LÁGRIMAS SALADAS. CARTAGENA.

 

 

Huele a mar, huele a sal. El viento de lebeche sopla con fuerza y hace que mis cabellos ondeen, igual que las banderas del Club de Regatas, igual que las banderas de Capitanía. Solo escucho el viento y la mar golpear contra las rocas. Las escotas de los barcos zurren, se golpean con el palo mayor o la botavara en una especie de abrazo que igual es por pasión o por traición. Pero están destinados a convivir juntos, por lo que los golpes, unos días más fuertes, otros apenas leves, han de vivirse y tratarse de la mejor de las maneras.

Ese viento cartagenero es sanador. Descongestiona la mente, descongestiona el alma. Es el mejor de los ansiolíticos.
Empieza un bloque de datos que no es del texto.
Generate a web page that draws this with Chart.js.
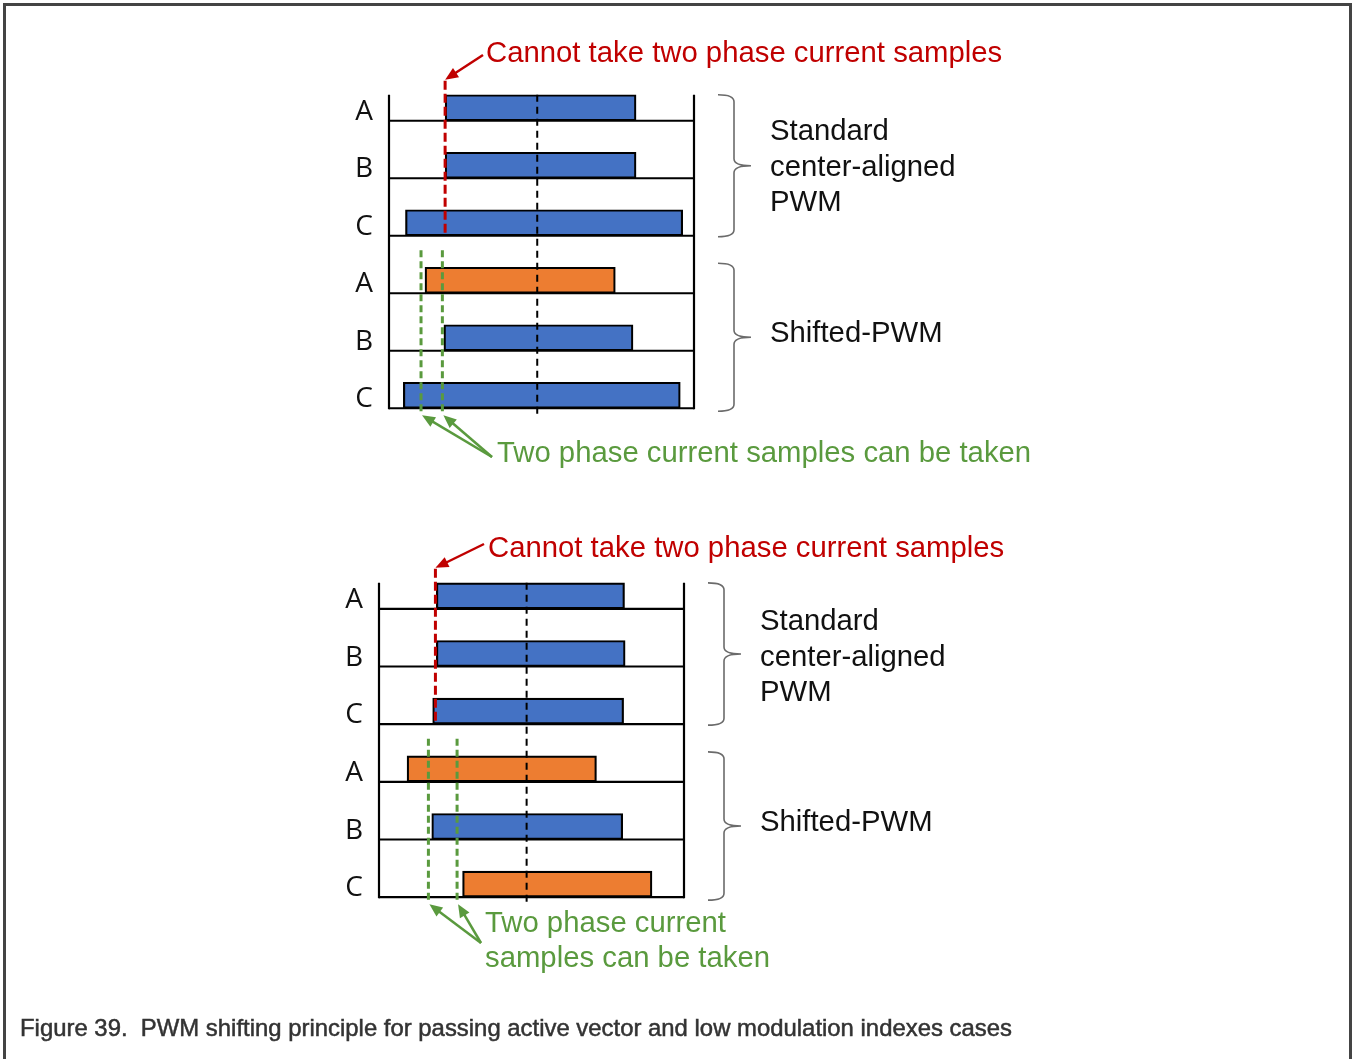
<!DOCTYPE html>
<html>
<head>
<meta charset="utf-8">
<script src="https://cdn.jsdelivr.net/npm/chart.js@4.4.1/dist/chart.umd.min.js"></script>
<style>
  html, body { margin: 0; padding: 0; background: #fff; }
  #page { position: relative; width: 1352px; height: 1059px; overflow: hidden; }
  #frame { position: absolute; left: 3px; top: 3px; width: 1343px; height: 1070px;
           border: 3px solid #444; border-bottom: none; }
  .layer { position: absolute; left: 0; top: 0; width: 1352px; height: 1059px; }
  #caption { position: absolute; left: 20px; top: 1014px; font: 23.9px "Liberation Sans", Arial, sans-serif;
             color: #333; -webkit-text-stroke: 0.5px #333; white-space: nowrap; }
</style>
</head>
<body>
<div id="page">
  <div id="frame"></div>
  <div class="layer"><canvas id="topChart"></canvas></div>
  <div class="layer"><canvas id="botChart"></canvas></div>
  <div id="caption">Figure 39.&nbsp; PWM shifting principle for passing active vector and low modulation indexes cases</div>
</div>
<script>
// ----- data -----
const rows = ["A", "B", "C", "A", "B", "C"];
const groupStd = ["Standard", "center-aligned", "PWM"];
const groupShift = ["Shifted-PWM"];
const noteRed = ["Cannot take two phase current samples"];
const noteGreenTop = ["Two phase current samples can be taken"];
const noteGreenBot = ["Two phase current", "samples can be taken"];

// top diagram (x = % of PWM period)
const topStart = [18.4, 18.4, 5.4, 11.8, 18.0, 4.7];
const topEnd   = [81.0, 81.0, 96.3, 74.2, 80.0, 95.5];
const topPhase = ["std", "std", "std", "shift", "std", "std"];
const topCenter = 48.6;
const topNoSample = 18.4;
const topSamples = [10.5, 17.5];

// bottom diagram
const botStart = [18.8, 18.8, 17.6, 9.2, 17.3, 27.4];
const botEnd   = [80.5, 80.7, 80.2, 71.3, 79.9, 89.5];
const botPhase = ["std", "std", "std", "shift", "std", "shift"];
const botCenter = 48.4;
const botNoSample = 18.5;
const botSamples = [16.2, 25.6];

// ----- style -----
const BLUE = "#4472C4", ORANGE = "#ED7D31", RED = "#C00000", GREEN = "#5A9A3E", GREY = "#6b6b6b";
const SANS = '"Liberation Sans", Arial, sans-serif';

function arrow(ctx, x1, y1, x2, y2, color) {
  const a = Math.atan2(y2 - y1, x2 - x1), L = 13, W = 5.5;
  ctx.save();
  ctx.strokeStyle = color; ctx.fillStyle = color; ctx.lineWidth = 2.5; ctx.setLineDash([]);
  ctx.beginPath(); ctx.moveTo(x1, y1);
  ctx.lineTo(x2 - Math.cos(a) * L * 0.8, y2 - Math.sin(a) * L * 0.8); ctx.stroke();
  ctx.beginPath(); ctx.moveTo(x2, y2);
  ctx.lineTo(x2 - L * Math.cos(a) + W * Math.sin(a), y2 - L * Math.sin(a) - W * Math.cos(a));
  ctx.lineTo(x2 - L * Math.cos(a) - W * Math.sin(a), y2 - L * Math.sin(a) + W * Math.cos(a));
  ctx.closePath(); ctx.fill();
  ctx.restore();
}

function brace(ctx, x0, xm, xt, top, bot) {
  const mid = (top + bot) / 2, r = 7;
  ctx.save();
  ctx.strokeStyle = GREY; ctx.lineWidth = 1.6; ctx.setLineDash([]);
  ctx.beginPath();
  ctx.moveTo(x0, top);
  ctx.quadraticCurveTo(xm, top, xm, top + r);
  ctx.lineTo(xm, mid - r);
  ctx.quadraticCurveTo(xm, mid, xt, mid);
  ctx.quadraticCurveTo(xm, mid, xm, mid + r);
  ctx.lineTo(xm, bot - r);
  ctx.quadraticCurveTo(xm, bot, x0, bot);
  ctx.stroke();
  ctx.restore();
}

function vdash(ctx, x, y1, y2, color, w, dash) {
  ctx.save();
  ctx.strokeStyle = color; ctx.lineWidth = w; ctx.setLineDash(dash);
  ctx.beginPath(); ctx.moveTo(x, y1); ctx.lineTo(x, y2); ctx.stroke();
  ctx.restore();
}

function lines(ctx, arr, x, y, lh, color) {
  ctx.save();
  ctx.fillStyle = color; ctx.font = "29.3px " + SANS; ctx.textAlign = "left"; ctx.textBaseline = "alphabetic";
  arr.forEach((t, i) => ctx.fillText(t, x, y + i * lh));
  ctx.restore();
}

// draws frame, baselines, markers and notes from the chart's own scales
const pwmPlugin = {
  id: "pwm",
  beforeDatasetsDraw(chart) {
    const ctx = chart.ctx, a = chart.chartArea, bars = chart.getDatasetMeta(0).data;
    ctx.save();
    ctx.strokeStyle = "#000"; ctx.lineWidth = 2.2;
    bars.forEach(b => {
      const yb = b.y + b.height / 2;
      ctx.beginPath(); ctx.moveTo(a.left, yb); ctx.lineTo(a.right, yb); ctx.stroke();
    });
    const yTop = bars[0].y - bars[0].height / 2, yBot = bars[5].y + bars[5].height / 2;
    ctx.beginPath();
    ctx.moveTo(a.left, yTop); ctx.lineTo(a.left, yBot + 1);
    ctx.moveTo(a.right, yTop); ctx.lineTo(a.right, yBot + 1);
    ctx.stroke();
    ctx.restore();
  },
  afterDatasetsDraw(chart, args, o) {
    const ctx = chart.ctx, x = chart.scales.x, bars = chart.getDatasetMeta(0).data;
    const top = i => bars[i].y - bars[i].height / 2, base = i => bars[i].y + bars[i].height / 2;
    // period centre
    vdash(ctx, x.getPixelForValue(o.center), top(0), base(5) + 7, "#000", 2, [7, 5]);
    // no-sample edge
    const xr = x.getPixelForValue(o.noSample);
    vdash(ctx, xr, top(0) - 14, base(2), RED, 3, [9, 4]);
    arrow(ctx, o.redTail[0], o.redTail[1], xr, top(0) - 15, RED);
    lines(ctx, noteRed, o.redText[0], o.redText[1], 0, RED);
    // sample windows
    o.samples.forEach(v => {
      const xg = x.getPixelForValue(v);
      vdash(ctx, xg, top(3) - 17, base(5) + 6, GREEN, 3, [7, 4]);
      arrow(ctx, o.greenTail[0], o.greenTail[1], xg + 1, base(5) + 7, GREEN);
    });
    lines(ctx, o.greenNote, o.greenText[0], o.greenText[1], 35, GREEN);
    // row labels
    ctx.save();
    ctx.fillStyle = "#111"; ctx.font = '28px "Open Sans", sans-serif'; ctx.textAlign = "center";
    rows.forEach((r, i) => ctx.fillText(r, chart.chartArea.left - 25, bars[i].y + 12));
    ctx.restore();
    // braces + group names
    const bx = chart.chartArea.right;
    brace(ctx, bx + 24, bx + 40, bx + 57, top(0), base(2) + 1);
    brace(ctx, bx + 24, bx + 40, bx + 57, top(3) - 4, base(5) + 3);
    lines(ctx, groupStd, bx + o.labelDx, o.stdY, 35.5, "#111");
    lines(ctx, groupShift, bx + o.labelDx, o.shiftY, 0, "#111");
  }
};

function makeChart(id, start, end, phase, pad, opts) {
  return new Chart(document.getElementById(id), {
    type: "bar",
    data: {
      labels: rows,
      datasets: [{
        data: start.map((s, i) => [s, end[i]]),
        backgroundColor: phase.map(p => p === "shift" ? ORANGE : BLUE),
        borderColor: "#000",
        borderWidth: 2.2,
        borderSkipped: false,
        barThickness: 26
      }]
    },
    options: {
      indexAxis: "y",
      responsive: true,
      maintainAspectRatio: false,
      animation: false,
      events: [],
      layout: { padding: pad },
      scales: {
        x: { type: "linear", min: 0, max: 100, display: false },
        y: { type: "category", display: false }
      },
      plugins: { legend: { display: false }, tooltip: { enabled: false }, pwm: opts }
    },
    plugins: [pwmPlugin]
  });
}

makeChart("topChart", topStart, topEnd, topPhase,
  { left: 389, right: 658, top: 79, bottom: 635 },
  { center: topCenter, noSample: topNoSample, samples: topSamples,
    redTail: [483, 55], redText: [486, 62],
    greenTail: [492, 457], greenText: [497, 462], greenNote: noteGreenTop,
    labelDx: 76, stdY: 140, shiftY: 342 });

makeChart("botChart", botStart, botEnd, botPhase,
  { left: 379, right: 668, top: 567, bottom: 146 },
  { center: botCenter, noSample: botNoSample, samples: botSamples,
    redTail: [484, 544], redText: [488, 557],
    greenTail: [481, 943], greenText: [485, 932], greenNote: noteGreenBot,
    labelDx: 76, stdY: 630, shiftY: 831 });
</script>
</body>
</html>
Y esa sal que el viento transporta sana, igualmente, la cara y la piel. Las lágrimas, al caer por la cara, ya no son tan saladas y amargas. Y ese viento de lebeche las seca en un instante.

El culmen de esta sanación llega cuando el lunes Santo la Virgen de la Piedad aparece por la Calle del Cañón para tomar la Calle Mayor y pasear. Y su manto baila, además de al son de sus portapasos, por el golpear del viento. Necesita el viento en su cara, en su manto. Necesita enjugar sus lágrimas de dolor. Sabe que su viento las hará desaparecer en segundos, calmando su angustia. Así mismo, el Viernes Santo de madrugada Jesús, con la cruz a sus espaldas, hará lo mismo, en un intento de que ese viento salino desinfecte sus heridas: Jesús, ¿de dónde vienes? de la Pescadería. Y ¿a dónde vas? a Santa María.

Desconozco si el día en que nací el lebeche me recibió entre bocanadas. Lo que es seguro es que, cuando lo sentí por primera vez, me hizo cartagenera, ya no solo de nacimiento sino de corazón.

En menos de cuarenta horas saldremos los tres a pasear, enjugar nuestras lágrimas y sanar nuestras heridas. Cartagena nos espera, nosotros la esperamos. Eolo, haz al lebeche soplar.